What bothers international affairs watchers is that the growing debt crisis could derail global goals already in focus, such as the Sustainable Development Goals (SDGs) and curtailment of global warming. They point out that highly indebted countries struggling to stabilize their economies and polities would not be receptive to the regime of fiscal and monetary discipline required to achieve the goals. And worse, it is established that “those who suffer the most pain from unsustainable debt and carry the greatest burden at times of crisis tend to be the poor and marginalized — those least able to cope” in society, in the words of Patricia Scotland, Secretary-General, Commonwealth of Nations.

Scotland and Malpass agreed on a key part of the solution mix for the crisis: getting debtor or creditor nations to cooperate, and more importantly, share responsibility. Critics have shown many of the debt negotiations in poor countries are mired in opacity, often deliberately, by less-than-honest government functionaries in cahoots with opportunist creditor nations’/lenders’ officials.
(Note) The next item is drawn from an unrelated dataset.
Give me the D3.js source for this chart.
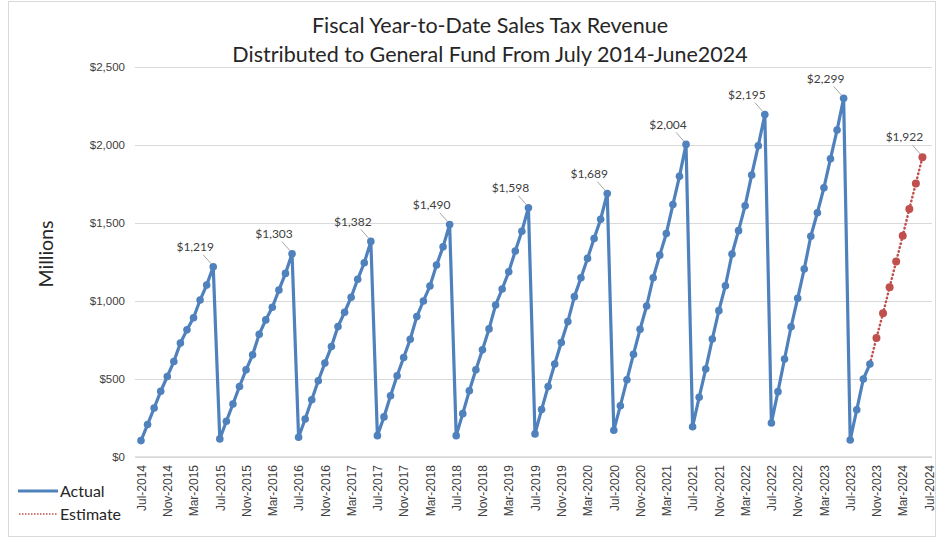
<!DOCTYPE html>
<html>
<head>
<meta charset="utf-8">
<script src="https://cdn.jsdelivr.net/npm/d3@7/dist/d3.min.js"></script>
<style>
  html, body { margin: 0; padding: 0; background: #ffffff; }
  svg { display: block; font-family: Lato, "Open Sans", sans-serif; }
</style>
</head>
<body>
<svg id="chart" width="937" height="540"></svg>
<script>
// ---- DATA ----
const titleLines = ["Fiscal Year-to-Date Sales Tax Revenue", "Distributed to General Fund From July 2014-June2024"];
const monthAbbr = ["Jul","Aug","Sep","Oct","Nov","Dec","Jan","Feb","Mar","Apr","May","Jun"];
const fiscalYears = [2015, 2016, 2017, 2018, 2019, 2020, 2021, 2022, 2023, 2024];
const fy2015 = [105, 208, 314, 421, 516, 612, 730, 815, 893, 1006, 1102, 1219];
const fy2016 = [116, 229, 340, 452, 559, 655, 787, 879, 960, 1070, 1177, 1303];
const fy2017 = [127, 244, 367, 489, 602, 708, 836, 928, 1024, 1139, 1245, 1382];
const fy2018 = [137, 257, 393, 521, 638, 755, 900, 1000, 1096, 1230, 1347, 1490];
const fy2019 = [137, 278, 425, 559, 687, 821, 974, 1077, 1187, 1320, 1447, 1598];
const fy2020 = [148, 304, 452, 596, 734, 868, 1028, 1149, 1273, 1401, 1524, 1689];
const fy2021 = [171, 329, 495, 659, 819, 968, 1149, 1294, 1433, 1618, 1799, 2004];
const fy2022 = [194, 383, 564, 756, 938, 1098, 1301, 1451, 1611, 1808, 1995, 2195];
const fy2023 = [218, 419, 628, 835, 1017, 1205, 1415, 1566, 1726, 1912, 2096, 2299];
const fy2024Actual = [109, 303, 500, 596];
const fy2024Estimate = [763, 921, 1088, 1254, 1418, 1590, 1754, 1922];
const peakLabels = ["$1,219", "$1,303", "$1,382", "$1,490", "$1,598", "$1,689", "$2,004", "$2,195", "$2,299", "$1,922"];
const yTicks = [0, 500, 1000, 1500, 2000, 2500];
const yTickLabels = ["$0", "$500", "$1,000", "$1,500", "$2,000", "$2,500"];
const xTickLabels = ["Jul-2014","Nov-2014","Mar-2015","Jul-2015","Nov-2015","Mar-2016","Jul-2016","Nov-2016","Mar-2017","Jul-2017","Nov-2017","Mar-2018","Jul-2018","Nov-2018","Mar-2019","Jul-2019","Nov-2019","Mar-2020","Jul-2020","Nov-2020","Mar-2021","Jul-2021","Nov-2021","Mar-2022","Jul-2022","Nov-2022","Mar-2023","Jul-2023","Nov-2023","Mar-2024","Jul-2024"];
const yTitle = "Millions";
const legendLabels = ["Actual", "Estimate"];

// ---- build categories (Jul-2014 .. Jul-2024) ----
const categories = [];
fiscalYears.forEach(fy => monthAbbr.forEach((m, i) => categories.push(m + "-" + (i < 6 ? fy - 1 : fy))));
categories.push("Jul-2024");

const actualValues = [].concat(fy2015, fy2016, fy2017, fy2018, fy2019, fy2020, fy2021, fy2022, fy2023, fy2024Actual);
const actual = actualValues.map((v, i) => ({ c: categories[i], v }));
const estStart = actualValues.length;
const estimate = [{ c: categories[estStart - 1], v: actualValues[estStart - 1] }]
  .concat(fy2024Estimate.map((v, i) => ({ c: categories[estStart + i], v })));

// ---- layout ----
const svg = d3.select("#chart");
const blue = "#4f81bd", red = "#c0504d", textCol = "#404040", grid = "#d9d9d9";
const x = d3.scalePoint().domain(categories).range([141, 929]);
const y = d3.scaleLinear().domain([0, 2500]).range([457, 67]);

svg.append("rect").attr("x", 8.5).attr("y", 1.5).attr("width", 927).attr("height", 535)
  .attr("fill", "#fff").attr("stroke", grid).attr("stroke-width", 1);

// title
svg.append("g").selectAll("text").data(titleLines).join("text")
  .attr("x", 490).attr("y", (d, i) => 33 + i * 29)
  .attr("text-anchor", "middle").attr("font-size", 21.5).attr("fill", "#262626")
  .text(d => d);

// gridlines + y axis labels
const yAxis = d3.axisLeft(y).tickValues(yTicks).tickSize(-797)
  .tickFormat((d, i) => yTickLabels[i]).tickPadding(10);
const gy = svg.append("g").attr("transform", "translate(135,0)").call(yAxis);
gy.select(".domain").remove();
gy.selectAll(".tick line").attr("stroke", grid).attr("stroke-width", 1.2);
gy.selectAll(".tick text").attr("fill", textCol).attr("font-size", 11.5).attr("x", -10);

// x axis
const xAxis = d3.axisBottom(x).tickValues(xTickLabels).tickSize(0).tickPadding(8);
const gx = svg.append("g").attr("transform", "translate(0,457)").call(xAxis);
gx.select(".domain").attr("stroke", grid).attr("stroke-width", 1.5).attr("d", "M135,0H932");
gx.selectAll(".tick text").attr("fill", textCol).attr("font-size", 12)
  .attr("transform", "rotate(-90)").attr("text-anchor", "end")
  .attr("x", -8).attr("y", 0).attr("dy", "0.35em");

// y title
svg.append("text").attr("transform", "translate(53,254) rotate(-90)")
  .attr("text-anchor", "middle").attr("font-size", 19.5).attr("fill", "#262626").text(yTitle);

// lines
const line = d3.line().x(d => x(d.c)).y(d => y(d.v));
svg.append("path").datum(estimate).attr("d", line).attr("fill", "none")
  .attr("stroke", red).attr("stroke-width", 2.5).attr("stroke-dasharray", "0.5,3.5")
  .attr("stroke-linecap", "round");
svg.append("path").datum(actual).attr("d", line).attr("fill", "none")
  .attr("stroke", blue).attr("stroke-width", 3.2).attr("stroke-linejoin", "round");
svg.append("g").selectAll("circle").data(actual).join("circle")
  .attr("cx", d => x(d.c)).attr("cy", d => y(d.v)).attr("r", 3.8).attr("fill", blue);
svg.append("g").selectAll("circle").data(estimate.slice(1)).join("circle")
  .attr("cx", d => x(d.c)).attr("cy", d => y(d.v)).attr("r", 4).attr("fill", red);

// peak labels
const peaks = fiscalYears.map((fy, k) => {
  const idx = k * 12 + 11;
  const src = idx < estStart ? actual[idx] : estimate[idx - estStart + 1];
  return { c: src.c, v: src.v, label: peakLabels[k] };
});
const gl = svg.append("g");
gl.selectAll("line").data(peaks).join("line")
  .attr("x1", d => x(d.c) - 10).attr("y1", d => y(d.v) - 12)
  .attr("x2", d => x(d.c) - 2).attr("y2", d => y(d.v) - 3)
  .attr("stroke", "#a6a6a6").attr("stroke-width", 1);
gl.selectAll("text").data(peaks).join("text")
  .attr("x", d => x(d.c) - 18).attr("y", d => y(d.v) - 20)
  .attr("text-anchor", "middle").attr("dy", "0.35em")
  .attr("font-size", 12).attr("fill", textCol).text(d => d.label);

// legend
const leg = svg.append("g");
leg.append("line").attr("x1", 18).attr("x2", 58).attr("y1", 491).attr("y2", 491)
  .attr("stroke", blue).attr("stroke-width", 3);
leg.append("line").attr("x1", 19).attr("x2", 58).attr("y1", 514).attr("y2", 514)
  .attr("stroke", red).attr("stroke-width", 1.5).attr("stroke-dasharray", "1.5,1.5");
leg.selectAll("text").data(legendLabels).join("text")
  .attr("x", 60).attr("y", (d, i) => 491 + i * 23).attr("dy", "0.35em")
  .attr("font-size", 16).attr("fill", "#262626").text(d => d);
</script>
</body>
</html>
People walk past the flags outside the IMF building during the 2022 Annual Meetings at the International Monetary Fund.
IMF Photo/Ariana Lindquist
12 October 2022
Washington, DC, United States
Photo ref: AL2210121607.jpg

Partly as a result of World Bank analytical work on debt transparency and the new IDA Sustainable Development Finance Policy (SDFP), the number of low-income economies providing disclosures on government debt has increased by 17 percentage points, Malpass says. The goal is to get all countries on this protocol and make debt transactions as transparent as possible to discourage underhand deals and expose inherent abuses and weaknesses. The World Bank and the International Monetary Fund (IMF) are collaborating to implement the Group of 20’s Common Framework for Debt Treatment and have jointly proposed several steps to improve the Common Framework implementation.
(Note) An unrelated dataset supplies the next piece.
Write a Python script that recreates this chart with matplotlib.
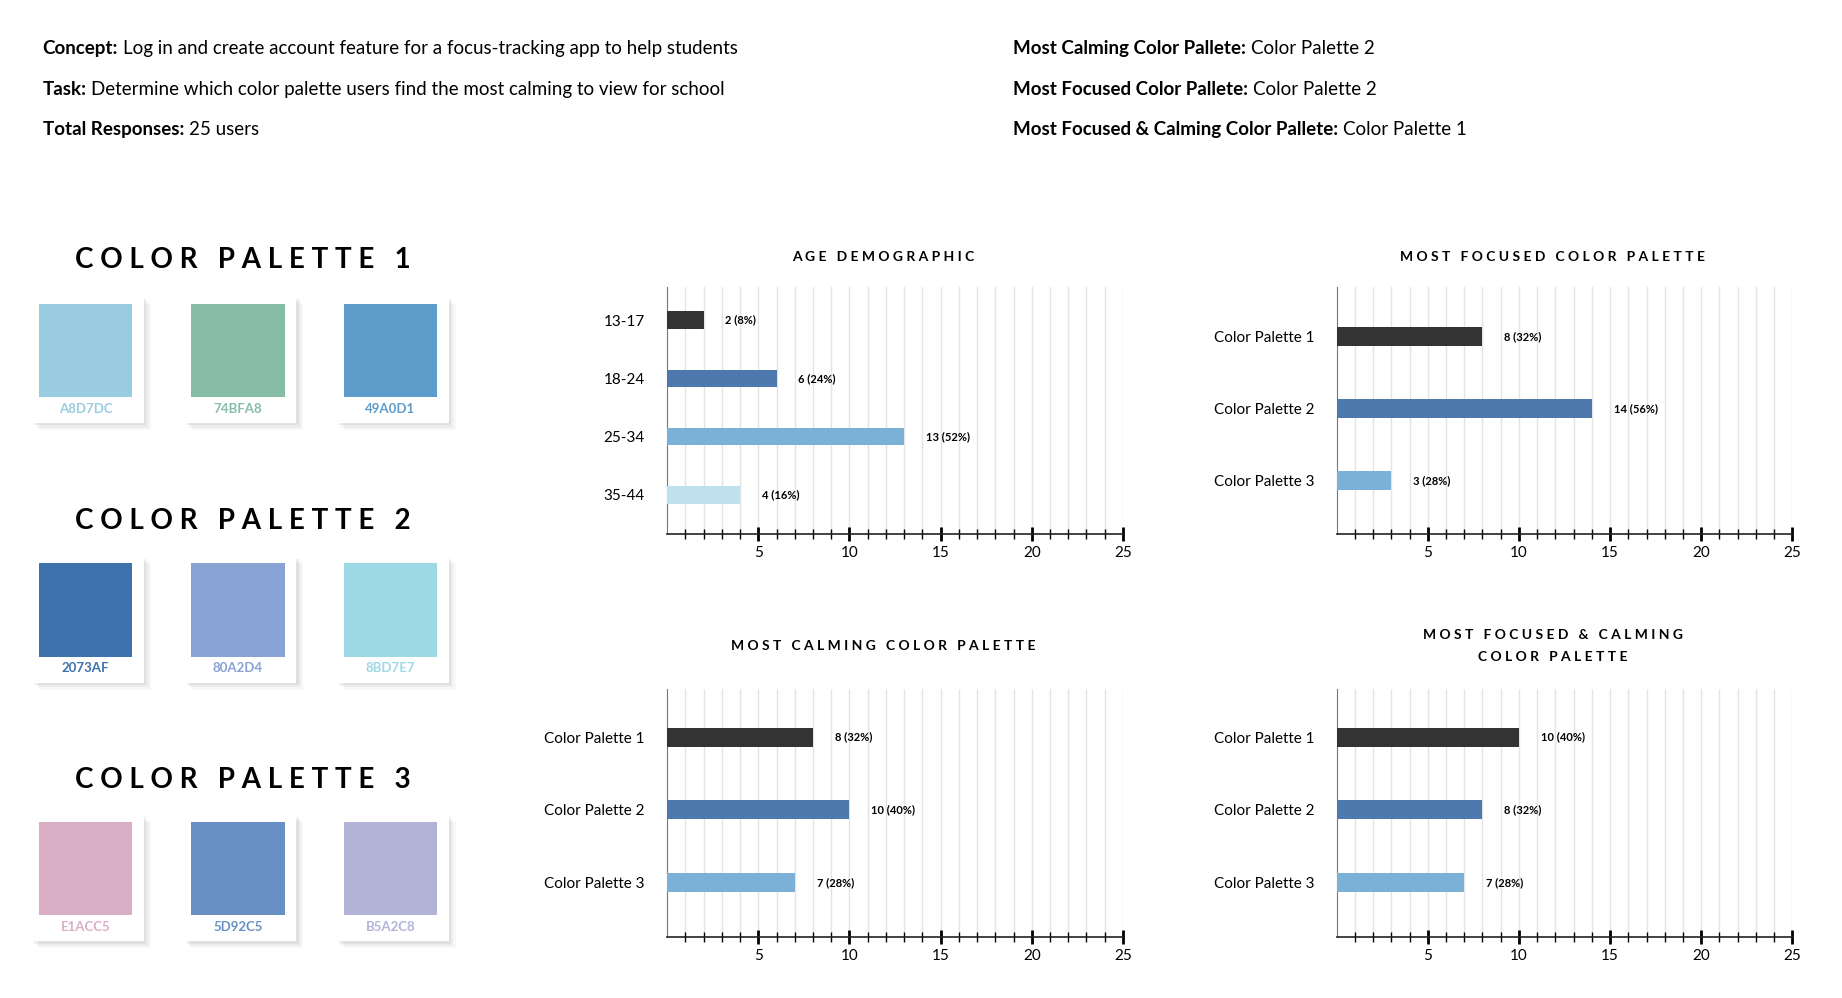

Debt cancellation? No. The World Bank is not going as far out as President Buhari would like. It, however, recommends that allowance should be made for a rapid debt restructuring process, including debt service standstill, for countries that have no other path.
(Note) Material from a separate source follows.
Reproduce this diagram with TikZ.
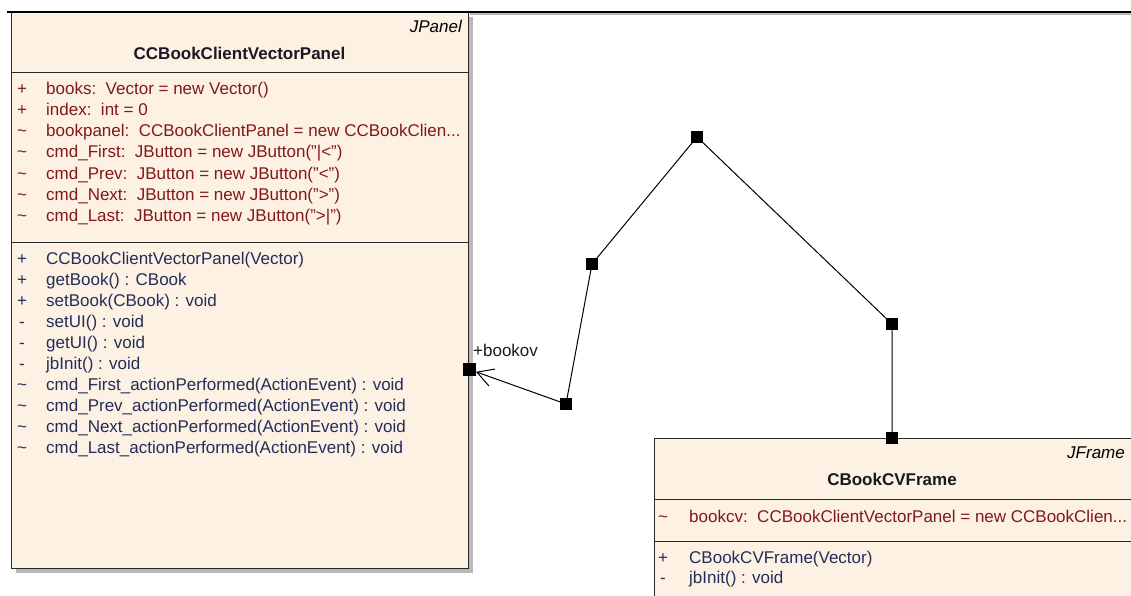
\documentclass[tikz,border=0pt]{standalone}
\usepackage{fontspec}
\setmainfont{Liberation Sans}
\usetikzlibrary{arrows.meta}
\definecolor{boxfill}{RGB}{252,241,227}
\definecolor{attrc}{RGB}{130,25,25}
\definecolor{opc}{RGB}{35,45,90}
\definecolor{titlec}{RGB}{25,25,35}
\definecolor{shadowc}{RGB}{185,185,185}
\definecolor{edgec}{RGB}{40,40,40}
\begin{document}
\begin{tikzpicture}[x=1pt,y=-1pt,
  umlfont/.style={font=\fontsize{17}{20}\selectfont},
  txt/.style={umlfont,inner sep=0pt,anchor=base west},
  attr/.style={txt,text=attrc},
  oper/.style={txt,text=opc},
  visa/.style={umlfont,inner sep=0pt,anchor=base,text=attrc},
  viso/.style={umlfont,inner sep=0pt,anchor=base,text=opc},
  classbox/.style={draw=edgec,line width=1pt,fill=boxfill,rectangle,inner sep=0pt,anchor=north west},
  sep/.style={draw=edgec,line width=1pt},
  marker/.style={rectangle,fill=black,inner sep=0pt,minimum size=12.5pt},
  conn/.style={draw=black,line width=1pt}
]
\useasboundingbox (0,0) rectangle (1131,596);
\clip (0,0) rectangle (1131,596);

% top frame line
\draw[shadowc,line width=1.5pt] (470,14) -- (1131,14);
\draw[black,line width=2pt] (7,12) -- (1131,12);

% left class
\fill[shadowc] (16,17) rectangle (473,573);
\node[classbox,minimum width=457pt,minimum height=556pt] (panel) at (11,12) {};
\draw[black,line width=2pt] (7,12) -- (470,12);
\draw[sep] (11,72.5) -- (468,72.5);
\draw[sep] (11,242) -- (468,242);
\node[umlfont,inner sep=0pt,anchor=base east] (pstereo) at (462,33) {\itshape JPanel};
\node[umlfont,inner sep=0pt,anchor=base,text=titlec] (ptitle) at (239.5,60) {\bfseries CCBookClientVectorPanel};

\node[visa] (va1) at (22,95) {+};
\node[attr] (a1) at (46,95) {books:\ \ Vector = new Vector()};
\node[visa] (va2) at (22,116) {+};
\node[attr] (a2) at (46,116) {index:\ \ int = 0};
\node[visa] (va3) at (22,137) {\textasciitilde};
\node[attr] (a3) at (46,137) {bookpanel:\ \ CCBookClientPanel = new CCBookClien...};
\node[visa] (va4) at (22,158) {\textasciitilde};
\node[attr] (a4) at (46,158) {cmd\_First:\ \ JButton = new JButton("|<")};
\node[visa] (va5) at (22,179) {\textasciitilde};
\node[attr] (a5) at (46,179) {cmd\_Prev:\ \ JButton = new JButton("<")};
\node[visa] (va6) at (22,200) {\textasciitilde};
\node[attr] (a6) at (46,200) {cmd\_Next:\ \ JButton = new JButton(">")};
\node[visa] (va7) at (22,221) {\textasciitilde};
\node[attr] (a7) at (46,221) {cmd\_Last:\ \ JButton = new JButton(">|")};

\node[viso] (vo1) at (22,264) {+};
\node[oper] (o1) at (46,264) {CCBookClientVectorPanel(Vector)};
\node[viso] (vo2) at (22,285) {+};
\node[oper] (o2) at (46,285) {getBook() : CBook};
\node[viso] (vo3) at (22,306) {+};
\node[oper] (o3) at (46,306) {setBook(CBook) : void};
\node[viso] (vo4) at (22,327) {-};
\node[oper] (o4) at (46,327) {setUI() : void};
\node[viso] (vo5) at (22,348) {-};
\node[oper] (o5) at (46,348) {getUI() : void};
\node[viso] (vo6) at (22,369) {-};
\node[oper] (o6) at (46,369) {jbInit() : void};
\node[viso] (vo7) at (22,390) {\textasciitilde};
\node[oper] (o7) at (46,390) {cmd\_First\_actionPerformed(ActionEvent) : void};
\node[viso] (vo8) at (22,411) {\textasciitilde};
\node[oper] (o8) at (46,411) {cmd\_Prev\_actionPerformed(ActionEvent) : void};
\node[viso] (vo9) at (22,432) {\textasciitilde};
\node[oper] (o9) at (46,432) {cmd\_Next\_actionPerformed(ActionEvent) : void};
\node[viso] (vo10) at (22,453) {\textasciitilde};
\node[oper] (o10) at (46,453) {cmd\_Last\_actionPerformed(ActionEvent) : void};

% right class
\node[classbox,minimum width=478pt,minimum height=200pt] (frame) at (654,438) {};
\draw[sep] (654,499) -- (1131,499);
\draw[sep] (654,541) -- (1131,541);
\node[umlfont,inner sep=0pt,anchor=base east] (fstereo) at (1125,458) {\itshape JFrame};
\node[umlfont,inner sep=0pt,anchor=base,text=titlec] (ftitle) at (892,485) {\bfseries CBookCVFrame};
\node[visa] (vf1) at (663,522) {\textasciitilde};
\node[attr] (f1) at (689,522) {bookcv:\ \ CCBookClientVectorPanel = new CCBookClien...};
\node[viso] (vf2) at (663,563) {+};
\node[oper] (f2) at (689,563) {CBookCVFrame(Vector)};
\node[viso] (vf3) at (663,583) {-};
\node[oper] (f3) at (689,583) {jbInit() : void};

% connector
\node[marker] (m1) at (469.5,369.5) {};
\node[marker] (m2) at (566,404) {};
\node[marker] (m3) at (592,264) {};
\node[marker] (m4) at (697,137) {};
\node[marker] (m5) at (892,324) {};
\node[marker] (m6) at (892,438) {};
\draw[conn] (m6.center) -- (m5.center) -- (m4.center) -- (m3.center) -- (m2.center);
\draw[conn,-{Straight Barb[length=16pt,width=18pt,line width=1pt]}] (m2.center) -- (m1);
\node[txt,text=titlec] (lbl) at (473,356) {+bookov};
\end{tikzpicture}
\end{document}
Pierre-Olivier Gourinchas, IMF Chief Economist, admits that since many low-income countries are close to or already in debt crisis, “progress toward orderly debt restructuring, through the Group of 20’s Common Framework, is urgently needed to avert a wave of sovereign debt crisis.”

Panellists at a high-profile IMF seminar on Debt Restructuring –Why Too little and Too late, mooted options for improving the functioning of debt restructuring mechanisms from a private sector perspective. The panellists, including Elena Duggar, Chair of Moody’s Macroeconomic Board and Axel Weber, President of the Center for Financial Studies at Goethe University, Frankfurt, canvassed that the process of debt restructuring must become more coordinated and transparent if global institutions are to cope with a wave of defaults.

As part of efforts to resolve the debt crisis in developing countries, the New York State Assembly has introduced a legislation that requires private creditors to join in the debt relief initiatives. Patricia Fahy, chair of the Standing Committee on Banks at the New York State Assembly, says the legislation will provide debt relief across board.

But is debt an entirely bad thing? Malpass’ view: “Debt is a two-edged sword. For forward-moving, developing country governments, debt financing can improve infrastructure and provide better services — in ways that substantially increase growth rates and median income. Transparent, responsible increases in government debt and investment are vital to development.”

The other edge? The Bank President talks about that too: “But debt used to finance unproductive spending and investment poses serious risks to economic growth and stability”. This is the “edge” that has got everyone worried. Now that the world has more or less jaywalked into another debt crisis, it is time to take seriously the consensus of ideas various organizations have been able to hammer out for dealing with the recurring global debt incubus.